Taught by two specialists in the period (along with Hyde, Sheryl Kroen, Dept. of History), it will be a fundamentally interdisciplinary course that centers around short weekly readings and discussions, but will include guest speakers. There will be several field trips to the Harn over the course of the semester. As an additional way to explore issues and concepts in the course, students will attend a one woman play at the Performing Arts Center about Mozart’s sister, who was herself a musical prodigy, composer and keyboard virtuoso, but whose work and story have been all but lost to history. In addition to readings and participation in class discussions, each student will be expected to do a 15 minute presentation, either in the form of a gallery talk about a particular theme or set of works in the exhibition; or a conference-style presentation on some appropriate theme or issue.

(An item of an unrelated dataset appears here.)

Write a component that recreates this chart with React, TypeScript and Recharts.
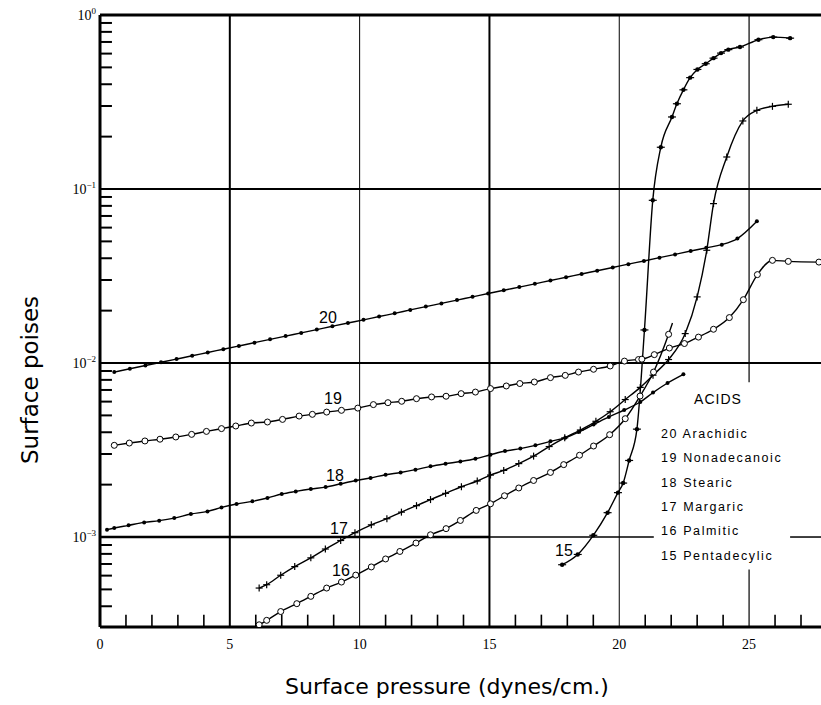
import React from "react";
import { LineChart, Line, XAxis, YAxis, ReferenceLine } from "recharts";

// axis ticks
const xTicks = [0, 5, 10, 15, 20, 25];
const xMinor = [1, 2, 3, 4, 6, 7, 8, 9, 11, 12, 13, 14, 16, 17, 18, 19, 21, 22, 23, 24, 26, 27];
const yTicks = [0.001, 0.01, 0.1, 1];
const yMinor = [
  0.0004, 0.0005, 0.0006, 0.0007, 0.0008, 0.0009,
  0.002, 0.003, 0.004, 0.005, 0.006, 0.007, 0.008, 0.009,
  0.02, 0.03, 0.04, 0.05, 0.06, 0.07, 0.08, 0.09,
  0.2, 0.3, 0.4, 0.5, 0.6, 0.7, 0.8, 0.9,
];

// 20 Arachidic
const x20 = [0.55, 1.15, 1.75, 2.35, 2.95, 3.55, 4.15, 4.75, 5.35, 5.95, 6.55, 7.15, 7.75, 8.35, 8.95, 9.55, 10.15, 10.75, 11.35, 11.95, 12.55, 13.15, 13.75, 14.35, 14.95, 15.55, 16.15, 16.75, 17.35, 17.95, 18.55, 19.15, 19.75, 20.35, 20.95, 21.55, 22.15, 22.75, 23.35, 23.95, 24.55, 25.3];
const y20 = [0.00887, 0.00927, 0.00968, 0.0101, 0.01054, 0.011, 0.0115, 0.012, 0.01253, 0.01309, 0.01368, 0.01428, 0.0149, 0.01556, 0.01626, 0.01698, 0.0177, 0.0185, 0.0193, 0.0202, 0.0211, 0.022, 0.023, 0.024, 0.0251, 0.0262, 0.0273, 0.0285, 0.0298, 0.0311, 0.0325, 0.0339, 0.0354, 0.037, 0.0386, 0.0403, 0.0421, 0.044, 0.0459, 0.0479, 0.0519, 0.0652];

// 19 Nonadecanoic
const x19 = [0.55, 1.13, 1.73, 2.31, 2.92, 3.53, 4.1, 4.68, 5.23, 5.83, 6.45, 7.03, 7.67, 8.18, 8.73, 9.3, 9.93, 10.53, 11.09, 11.62, 12.19, 12.77, 13.33, 13.91, 14.46, 15.04, 15.65, 16.17, 16.73, 17.35, 17.92, 18.43, 19.01, 19.65, 20.2, 20.74, 20.87, 21.35, 21.93, 22.51, 23.05, 23.63, 24.24, 24.78, 25.32, 25.9, 26.51, 27.69];
const y19 = [0.003365, 0.003467, 0.003565, 0.003648, 0.003758, 0.00389, 0.004046, 0.004198, 0.004345, 0.004519, 0.004581, 0.004742, 0.004955, 0.00507, 0.005224, 0.005346, 0.005508, 0.005768, 0.005916, 0.006026, 0.006237, 0.006383, 0.006442, 0.006668, 0.006808, 0.007129, 0.007379, 0.007621, 0.00778, 0.008241, 0.008492, 0.008872, 0.009204, 0.009616, 0.010257, 0.010471, 0.01052, 0.01117, 0.01219, 0.01294, 0.01409, 0.01563, 0.01824, 0.02312, 0.03221, 0.0389, 0.03837, 0.03802];

// 18 Stearic
const x18 = [0.27, 0.55, 1.1, 1.7, 2.28, 2.86, 3.5, 4.14, 4.68, 5.26, 5.87, 6.45, 7.0, 7.54, 8.12, 8.69, 9.27, 9.85, 10.42, 11.0, 11.58, 12.15, 12.73, 13.31, 13.88, 14.46, 15.04, 15.6, 16.19, 16.77, 17.35, 17.92, 18.43, 19.01, 19.6, 20.19, 20.81, 21.3, 21.86, 22.47];
const y18 = [0.001102, 0.001127, 0.001167, 0.001213, 0.001242, 0.001285, 0.001355, 0.001403, 0.001479, 0.001549, 0.001603, 0.001675, 0.001766, 0.001828, 0.001888, 0.001936, 0.002023, 0.002113, 0.002183, 0.00228, 0.00235, 0.002438, 0.002547, 0.002636, 0.002716, 0.002818, 0.002972, 0.003119, 0.003221, 0.003365, 0.003548, 0.003724, 0.004009, 0.004426, 0.004898, 0.00537, 0.00597, 0.006761, 0.007674, 0.00861];

// 17 Margaric
const x17 = [6.13, 6.42, 6.96, 7.5, 8.12, 8.68, 9.27, 9.82, 10.45, 11.05, 11.61, 12.19, 12.73, 13.31, 13.92, 14.53, 15.04, 15.55, 16.13, 16.7, 17.3, 17.9, 18.5, 19.1, 19.65, 20.23, 20.81, 21.3, 21.9, 22.54, 23.0, 23.37, 23.63, 24.14, 24.76, 25.3, 25.9, 26.51];
const y17 = [0.000509, 0.000532, 0.000603, 0.000676, 0.000759, 0.000853, 0.000955, 0.001059, 0.001175, 0.001274, 0.00139, 0.001514, 0.001641, 0.001782, 0.001945, 0.002099, 0.00227, 0.002415, 0.002642, 0.002917, 0.003311, 0.003715, 0.004121, 0.004624, 0.005248, 0.006166, 0.007244, 0.008511, 0.010471, 0.014757, 0.02399, 0.04446, 0.08241, 0.15276, 0.24604, 0.28314, 0.29854, 0.3069];

// 16 Palmitic
const x16 = [6.13, 6.42, 6.96, 7.58, 8.12, 8.73, 9.3, 9.85, 10.45, 11.0, 11.55, 12.17, 12.73, 13.33, 13.88, 14.49, 15.04, 15.58, 16.13, 16.7, 17.35, 17.86, 18.47, 19.01, 19.63, 20.23, 20.8, 21.32, 21.9, 22.05];
const y16 = [0.000313, 0.000332, 0.000373, 0.000414, 0.000456, 0.000509, 0.000551, 0.000604, 0.000673, 0.000748, 0.000826, 0.000923, 0.00103, 0.001117, 0.001245, 0.001422, 0.001552, 0.001726, 0.001914, 0.002113, 0.00235, 0.002606, 0.002951, 0.003334, 0.003873, 0.004786, 0.006457, 0.008872, 0.014622, 0.016982];

// 15 Pentadecylic
const x15 = [17.8, 18.4, 19.0, 19.55, 19.95, 20.15, 20.38, 20.68, 20.97, 21.29, 21.6, 22.03, 22.22, 22.47, 22.73, 23.01, 23.33, 23.63, 23.92, 24.2, 24.65, 25.36, 25.93, 26.58];
const y15 = [0.000693, 0.000794, 0.001023, 0.00138, 0.001799, 0.002042, 0.002754, 0.004169, 0.015488, 0.086099, 0.17378, 0.259418, 0.30903, 0.371535, 0.436516, 0.486407, 0.524807, 0.564937, 0.603949, 0.632412, 0.654636, 0.721107, 0.746449, 0.736207];

const legendItems = ["20 Arachidic", "19 Nonadecanoic", "18 Stearic", "17 Margaric", "16 Palmitic", "15 Pentadecylic"];

const zip = (xs: number[], ys: number[]) => xs.map((x, i) => ({ x, y: ys[i] }));

const s20 = zip(x20, y20);
const s19 = zip(x19, y19);
const s18 = zip(x18, y18);
const s17 = zip(x17, y17);
const s16 = zip(x16, y16);
const s15 = zip(x15, y15);

const X_MAX = 27.77;
const Y_MIN = 0.000304;
// inner tick lengths in data units (about 12px)
const X_TICK_LEN = 0.46;
const Y_TICK_BASE = 0.000306;
const Y_TICK_TOP = 0.000358;

const FilledDot = (p: any) => <circle key={`f${p.index}`} cx={p.cx} cy={p.cy} r={2} fill="#000" />;
const OpenDot = (p: any) => (
  <circle key={`o${p.index}`} cx={p.cx} cy={p.cy} r={3} fill="#fff" stroke="#000" strokeWidth={1} />
);
const OpenDot16 = (p: any) =>
  p.index === x16.length - 1 ? <g key={`o${p.index}`} /> : OpenDot(p);
const PlusDot = (p: any) => (
  <g key={`p${p.index}`}>
    <line x1={p.cx - 3.5} x2={p.cx + 3.5} y1={p.cy} y2={p.cy} stroke="#000" strokeWidth={1.2} />
    <line x1={p.cx} x2={p.cx} y1={p.cy - 3.5} y2={p.cy + 3.5} stroke="#000" strokeWidth={1.2} />
  </g>
);
const DashDot = (p: any) => (
  <g key={`d${p.index}`}>
    <line x1={p.cx - 4} x2={p.cx + 4} y1={p.cy} y2={p.cy} stroke="#000" strokeWidth={1.2} />
    <circle cx={p.cx} cy={p.cy} r={2.2} fill="#000" />
  </g>
);

const expLabel: Record<number, string> = { 1: "0", 0.1: "−1", 0.01: "−2", 0.001: "−3" };

const YTick = (p: any) => (
  <text x={96} y={p.y + 5} textAnchor="end" fontFamily="Liberation Serif, serif" fontSize={14} fill="#000">
    10
    <tspan dy={-6} fontSize={9}>{expLabel[p.payload.value]}</tspan>
  </text>
);

const XTick = (p: any) => (
  <text x={p.x} y={649} textAnchor="middle" fontFamily="Liberation Serif, serif" fontSize={14} fill="#000">
    {p.payload.value}
  </text>
);

const letterFont = "DejaVu Sans, sans-serif";

export default function App() {
  return (
    <div style={{ position: "absolute", left: 0, top: 0, width: 821, height: 705, background: "#fff" }}>
      <LineChart width={821} height={705} margin={{ top: 15, right: 0, bottom: 0, left: 0 }}>
        <XAxis
          dataKey="x"
          type="number"
          domain={[0, X_MAX]}
          ticks={xTicks}
          allowDataOverflow
          height={78}
          tickLine={false}
          tick={<XTick />}
          axisLine={{ stroke: "#000", strokeWidth: 3 }}
        />
        <YAxis
          type="number"
          scale="log"
          domain={[Y_MIN, 1]}
          ticks={yTicks}
          allowDataOverflow
          width={100}
          tickLine={false}
          tick={<YTick />}
          axisLine={{ stroke: "#000", strokeWidth: 3 }}
        />

        {/* inner minor ticks */}
        {yMinor.map((v) => (
          <ReferenceLine
            key={`ym${v}`}
            segment={[{ x: 0, y: v }, { x: X_TICK_LEN, y: v }]}
            ifOverflow="visible"
            stroke="#000"
            strokeWidth={2}
          />
        ))}
        {xMinor.map((v) => (
          <ReferenceLine
            key={`xm${v}`}
            segment={[{ x: v, y: Y_TICK_BASE }, { x: v, y: Y_TICK_TOP }]}
            ifOverflow="visible"
            stroke="#000"
            strokeWidth={1.6}
          />
        ))}

        {/* horizontal rules */}
        <ReferenceLine y={1} stroke="#000" strokeWidth={3} ifOverflow="visible" />
        <ReferenceLine y={0.1} stroke="#000" strokeWidth={2} />
        <ReferenceLine y={0.01} stroke="#000" strokeWidth={2} />
        <ReferenceLine segment={[{ x: 0, y: 0.001 }, { x: 15, y: 0.001 }]} stroke="#000" strokeWidth={2.5} ifOverflow="visible" />
        <ReferenceLine segment={[{ x: 15, y: 0.001 }, { x: 21.33, y: 0.001 }]} stroke="#000" strokeWidth={1.5} ifOverflow="visible" />
        <ReferenceLine segment={[{ x: 26.58, y: 0.001 }, { x: X_MAX, y: 0.001 }]} stroke="#000" strokeWidth={1.5} ifOverflow="visible" />

        {/* vertical rules */}
        <ReferenceLine x={5} stroke="#000" strokeWidth={2} />
        <ReferenceLine x={10} stroke="#000" strokeWidth={1} />
        <ReferenceLine x={15} stroke="#000" strokeWidth={2} />
        <ReferenceLine x={20} stroke="#000" strokeWidth={1} />
        <ReferenceLine segment={[{ x: 25, y: 1 }, { x: 25, y: 0.00774 }]} stroke="#000" strokeWidth={1.2} ifOverflow="visible" />
        <ReferenceLine segment={[{ x: 25, y: 0.00065 }, { x: 25, y: Y_MIN }]} stroke="#000" strokeWidth={1.2} ifOverflow="visible" />

        <Line data={s20} dataKey="y" type="monotone" stroke="#000" strokeWidth={1.4} dot={FilledDot} isAnimationActive={false} />
        <Line data={s19} dataKey="y" type="monotone" stroke="#000" strokeWidth={1.4} dot={OpenDot} isAnimationActive={false} />
        <Line data={s18} dataKey="y" type="monotone" stroke="#000" strokeWidth={1.4} dot={FilledDot} isAnimationActive={false} />
        <Line data={s17} dataKey="y" type="monotone" stroke="#000" strokeWidth={1.4} dot={PlusDot} isAnimationActive={false} />
        <Line data={s16} dataKey="y" type="monotone" stroke="#000" strokeWidth={1.4} dot={OpenDot16} isAnimationActive={false} />
        <Line data={s15} dataKey="y" type="monotone" stroke="#000" strokeWidth={1.4} dot={DashDot} isAnimationActive={false} />
      </LineChart>

      <svg width={821} height={705} style={{ position: "absolute", left: 0, top: 0, pointerEvents: "none" }}>
        <text
          transform="translate(30, 380) rotate(-90)"
          textAnchor="middle"
          dominantBaseline="central"
          fontFamily={letterFont}
          fontSize={23}
          fill="#000"
        >
          Surface poises
        </text>
        <text x={447} y={686} textAnchor="middle" dominantBaseline="central" fontFamily={letterFont} fontSize={22} fill="#000">
          Surface pressure (dynes/cm.)
        </text>

        <g fontFamily="Liberation Sans, sans-serif" fontSize={16} fill="#000">
          <text x={328} y={317} textAnchor="middle" dominantBaseline="central">20</text>
          <text x={333} y={398} textAnchor="middle" dominantBaseline="central">19</text>
          <text x={335} y={475} textAnchor="middle" dominantBaseline="central">18</text>
          <text x={339} y={528} textAnchor="middle" dominantBaseline="central">17</text>
          <text x={341} y={570} textAnchor="middle" dominantBaseline="central">16</text>
          <text x={564} y={550} textAnchor="middle" dominantBaseline="central">15</text>
        </g>

        <g fontFamily="Liberation Sans, sans-serif" fill="#000">
          <text x={718} y={399} textAnchor="middle" dominantBaseline="central" fontSize={14} letterSpacing={1}>
            ACIDS
          </text>
          {legendItems.map((t, i) => (
            <text key={t} x={661} y={434 + i * 24.3} dominantBaseline="central" fontSize={12.5} letterSpacing={1.6}>
              {t}
            </text>
          ))}
        </g>
      </svg>
    </div>
  );
}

Contact Dr Hyde if you are interested in the course but are not in the Honors Program.
GRADUATE COURSES
ARH 6496
Graduate Seminar: Modern Art
Dr. Kaira M. Cabañas
This seminar on the subject of art and war will raise core questions about how war is remembered and represented through visual art and film. With his Disasters of War (1810–1820) series, Francisco de Goya signaled the beginning of a new understanding of the power of art as historical testimony, what Susan Sontag in her Regarding the Pain of Others described thus: “With Goya, a new standard for responsiveness to suffering enters art.” Questions will be anchored in concrete case studies, beginning with Goya’s prints and ending with the contemporary art installation 9 Scripts from a Nation at War (2007), which questions the individual roles constructed by war and at once probes how war impacts the classroom. Seminar readings will include key scholarship in art history and critical theory.
ARH 6477
Graduate Seminar: Eighteenth-Century Art
Dr. Melissa Hyde
This seminar will be taught in conjunction with a major exhibition of eighteenth-century French art, guest curated for the Harn by Professor Hyde. Like the exhibition, the seminar is entitled Becoming a Woman in the Age of Enlightenment. It will explore themes that in the eighteenth century circulated around the so-called Woman Question, which was essentially an ongoing quarrel about the nature and social role of women (or rather, Woman, as a category). The Woman Question was the heart of some of the most pressing cultural, philosophical, political, and social debates of the Enlightenment. A central theme for this class is how these debates shaped the representations and experiences of women of different classes and conditions. Readings will include period sources, recent scholarship in art history, with a particular emphasis on feminist scholarship and feminist theory.